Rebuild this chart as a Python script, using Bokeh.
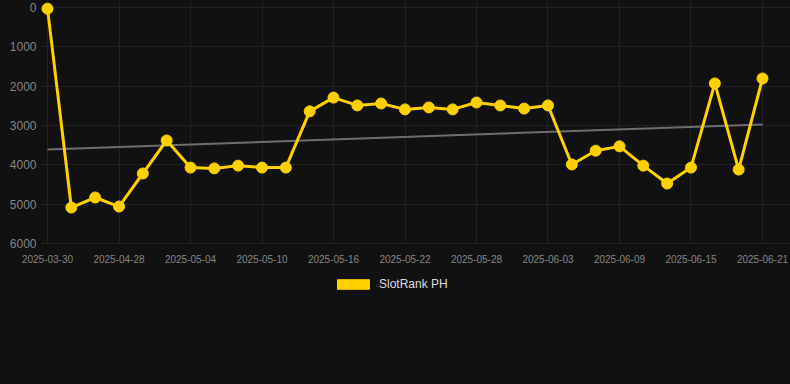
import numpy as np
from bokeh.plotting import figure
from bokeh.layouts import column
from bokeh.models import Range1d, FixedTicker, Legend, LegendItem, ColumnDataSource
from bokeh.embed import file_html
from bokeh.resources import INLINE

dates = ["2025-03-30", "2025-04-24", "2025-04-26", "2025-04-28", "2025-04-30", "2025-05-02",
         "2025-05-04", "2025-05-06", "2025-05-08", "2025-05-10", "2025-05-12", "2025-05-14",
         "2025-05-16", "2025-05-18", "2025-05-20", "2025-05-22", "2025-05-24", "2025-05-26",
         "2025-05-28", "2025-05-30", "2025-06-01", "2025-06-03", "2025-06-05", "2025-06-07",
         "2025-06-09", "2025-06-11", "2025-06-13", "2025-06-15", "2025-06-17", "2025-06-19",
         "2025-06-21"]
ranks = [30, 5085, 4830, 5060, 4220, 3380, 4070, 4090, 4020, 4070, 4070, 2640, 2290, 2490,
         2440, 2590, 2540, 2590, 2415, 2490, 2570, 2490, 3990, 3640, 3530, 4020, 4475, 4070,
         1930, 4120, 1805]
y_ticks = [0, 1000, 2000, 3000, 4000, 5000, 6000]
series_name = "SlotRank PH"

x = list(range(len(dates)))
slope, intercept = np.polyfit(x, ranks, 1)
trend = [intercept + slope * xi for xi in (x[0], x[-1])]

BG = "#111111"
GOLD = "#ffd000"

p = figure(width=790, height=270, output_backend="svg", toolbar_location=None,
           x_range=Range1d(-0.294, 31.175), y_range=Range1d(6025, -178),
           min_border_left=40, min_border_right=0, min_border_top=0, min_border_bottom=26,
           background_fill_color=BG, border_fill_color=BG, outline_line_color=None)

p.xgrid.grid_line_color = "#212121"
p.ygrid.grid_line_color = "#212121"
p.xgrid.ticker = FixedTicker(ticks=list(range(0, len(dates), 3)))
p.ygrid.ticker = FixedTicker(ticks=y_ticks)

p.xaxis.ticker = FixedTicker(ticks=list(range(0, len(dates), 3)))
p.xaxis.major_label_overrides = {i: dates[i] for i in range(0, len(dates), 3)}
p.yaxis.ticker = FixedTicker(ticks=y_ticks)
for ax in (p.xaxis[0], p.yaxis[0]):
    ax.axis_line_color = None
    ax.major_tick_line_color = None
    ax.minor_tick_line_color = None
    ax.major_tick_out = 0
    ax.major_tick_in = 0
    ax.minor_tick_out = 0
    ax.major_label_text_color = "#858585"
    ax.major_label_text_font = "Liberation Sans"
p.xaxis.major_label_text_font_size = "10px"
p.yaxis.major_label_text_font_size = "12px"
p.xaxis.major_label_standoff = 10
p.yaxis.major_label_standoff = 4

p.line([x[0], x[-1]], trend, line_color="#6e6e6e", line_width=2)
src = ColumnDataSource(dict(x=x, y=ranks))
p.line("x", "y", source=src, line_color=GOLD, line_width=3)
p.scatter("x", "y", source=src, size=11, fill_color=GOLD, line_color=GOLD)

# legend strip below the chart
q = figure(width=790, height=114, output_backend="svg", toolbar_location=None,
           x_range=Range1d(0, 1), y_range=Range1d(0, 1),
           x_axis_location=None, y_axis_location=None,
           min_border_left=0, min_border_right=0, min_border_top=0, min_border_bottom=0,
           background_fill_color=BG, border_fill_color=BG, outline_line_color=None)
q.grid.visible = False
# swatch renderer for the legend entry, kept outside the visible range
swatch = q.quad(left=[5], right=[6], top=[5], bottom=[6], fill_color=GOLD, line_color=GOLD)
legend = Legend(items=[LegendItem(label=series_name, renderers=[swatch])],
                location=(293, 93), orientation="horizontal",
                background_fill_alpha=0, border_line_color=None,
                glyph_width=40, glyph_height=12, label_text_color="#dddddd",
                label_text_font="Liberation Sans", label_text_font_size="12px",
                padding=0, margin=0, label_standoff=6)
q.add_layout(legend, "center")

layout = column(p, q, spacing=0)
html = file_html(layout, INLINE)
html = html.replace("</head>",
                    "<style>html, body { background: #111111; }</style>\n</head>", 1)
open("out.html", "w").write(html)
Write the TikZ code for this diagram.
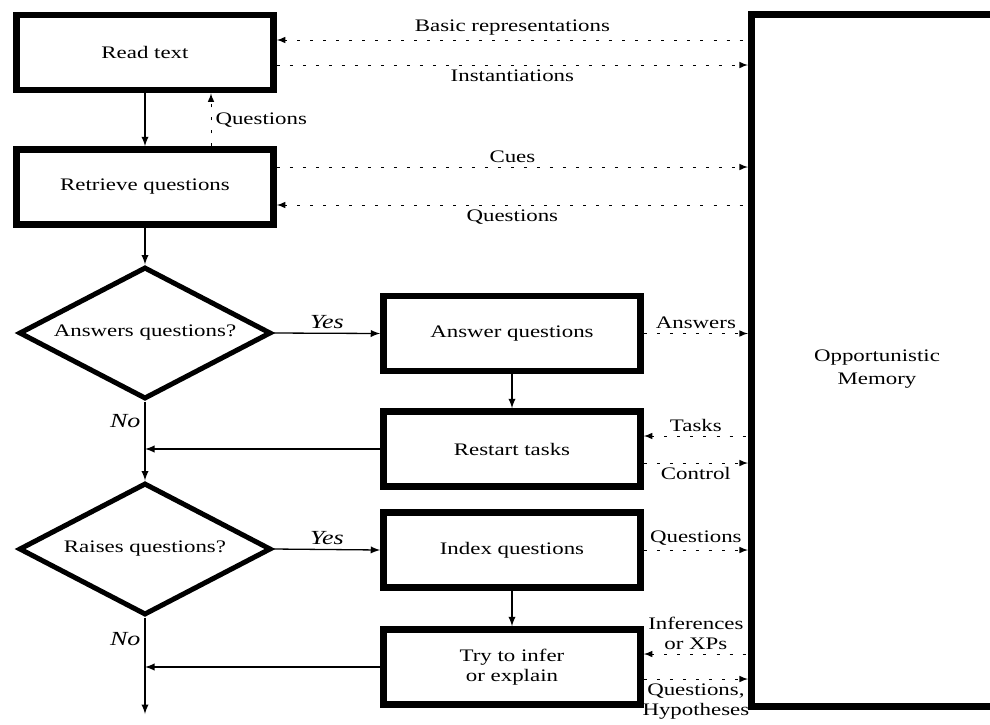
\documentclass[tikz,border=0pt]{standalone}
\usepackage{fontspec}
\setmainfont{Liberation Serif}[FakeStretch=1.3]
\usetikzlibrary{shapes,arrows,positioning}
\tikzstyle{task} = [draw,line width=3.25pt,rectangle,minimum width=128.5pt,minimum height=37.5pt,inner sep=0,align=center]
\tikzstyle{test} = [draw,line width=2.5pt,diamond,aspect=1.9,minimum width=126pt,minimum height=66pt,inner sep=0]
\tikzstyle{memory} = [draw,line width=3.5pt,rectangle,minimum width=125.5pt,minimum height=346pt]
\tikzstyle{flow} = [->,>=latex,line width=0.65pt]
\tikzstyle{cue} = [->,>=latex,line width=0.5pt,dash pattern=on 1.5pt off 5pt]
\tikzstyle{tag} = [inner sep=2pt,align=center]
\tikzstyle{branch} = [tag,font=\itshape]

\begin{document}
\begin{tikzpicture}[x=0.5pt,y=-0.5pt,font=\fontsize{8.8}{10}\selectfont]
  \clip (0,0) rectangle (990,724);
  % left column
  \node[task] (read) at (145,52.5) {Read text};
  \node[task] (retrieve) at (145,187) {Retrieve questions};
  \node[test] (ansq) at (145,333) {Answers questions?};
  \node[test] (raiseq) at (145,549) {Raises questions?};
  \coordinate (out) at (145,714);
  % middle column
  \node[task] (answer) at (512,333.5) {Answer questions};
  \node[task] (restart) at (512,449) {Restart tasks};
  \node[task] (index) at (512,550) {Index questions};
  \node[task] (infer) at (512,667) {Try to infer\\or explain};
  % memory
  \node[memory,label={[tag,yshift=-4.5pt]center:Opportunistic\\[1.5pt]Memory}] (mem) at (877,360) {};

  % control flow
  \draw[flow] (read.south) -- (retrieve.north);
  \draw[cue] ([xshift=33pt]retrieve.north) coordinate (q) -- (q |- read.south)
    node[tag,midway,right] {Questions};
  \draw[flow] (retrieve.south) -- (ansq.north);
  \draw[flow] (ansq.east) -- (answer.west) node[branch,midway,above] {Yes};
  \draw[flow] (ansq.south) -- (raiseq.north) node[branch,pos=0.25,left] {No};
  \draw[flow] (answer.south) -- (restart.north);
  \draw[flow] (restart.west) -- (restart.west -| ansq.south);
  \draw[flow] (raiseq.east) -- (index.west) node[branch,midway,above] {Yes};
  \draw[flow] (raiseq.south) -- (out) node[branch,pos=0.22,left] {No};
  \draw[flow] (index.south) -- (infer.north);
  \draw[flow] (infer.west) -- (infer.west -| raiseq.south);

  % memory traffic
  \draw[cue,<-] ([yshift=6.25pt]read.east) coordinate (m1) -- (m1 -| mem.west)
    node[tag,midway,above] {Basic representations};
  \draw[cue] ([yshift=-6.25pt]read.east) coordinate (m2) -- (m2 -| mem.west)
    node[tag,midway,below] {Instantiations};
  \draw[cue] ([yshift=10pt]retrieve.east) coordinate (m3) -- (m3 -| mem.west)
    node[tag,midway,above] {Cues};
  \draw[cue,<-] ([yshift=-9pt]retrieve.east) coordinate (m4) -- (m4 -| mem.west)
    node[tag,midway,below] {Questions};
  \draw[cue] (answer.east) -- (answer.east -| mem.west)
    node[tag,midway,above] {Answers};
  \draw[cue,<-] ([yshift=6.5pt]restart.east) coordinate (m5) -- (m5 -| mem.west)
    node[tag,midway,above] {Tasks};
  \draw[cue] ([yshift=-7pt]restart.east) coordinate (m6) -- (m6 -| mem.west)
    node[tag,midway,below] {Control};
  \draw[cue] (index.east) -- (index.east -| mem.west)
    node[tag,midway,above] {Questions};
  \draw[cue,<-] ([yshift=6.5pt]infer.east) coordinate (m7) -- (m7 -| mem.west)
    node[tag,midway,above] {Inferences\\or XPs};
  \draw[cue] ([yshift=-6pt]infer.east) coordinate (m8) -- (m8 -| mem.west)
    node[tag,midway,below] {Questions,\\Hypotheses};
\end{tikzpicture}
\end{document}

Aim
Repeat the listing above exactly from its first line to the line containing "from bokeh.resources import INLINE", both included, and omit the pictures.

Full output
Rebuild this chart as a Python script, using Bokeh.
import numpy as np
from bokeh.plotting import figure
from bokeh.layouts import column
from bokeh.models import Range1d, FixedTicker, Legend, LegendItem, ColumnDataSource
from bokeh.embed import file_html
from bokeh.resources import INLINE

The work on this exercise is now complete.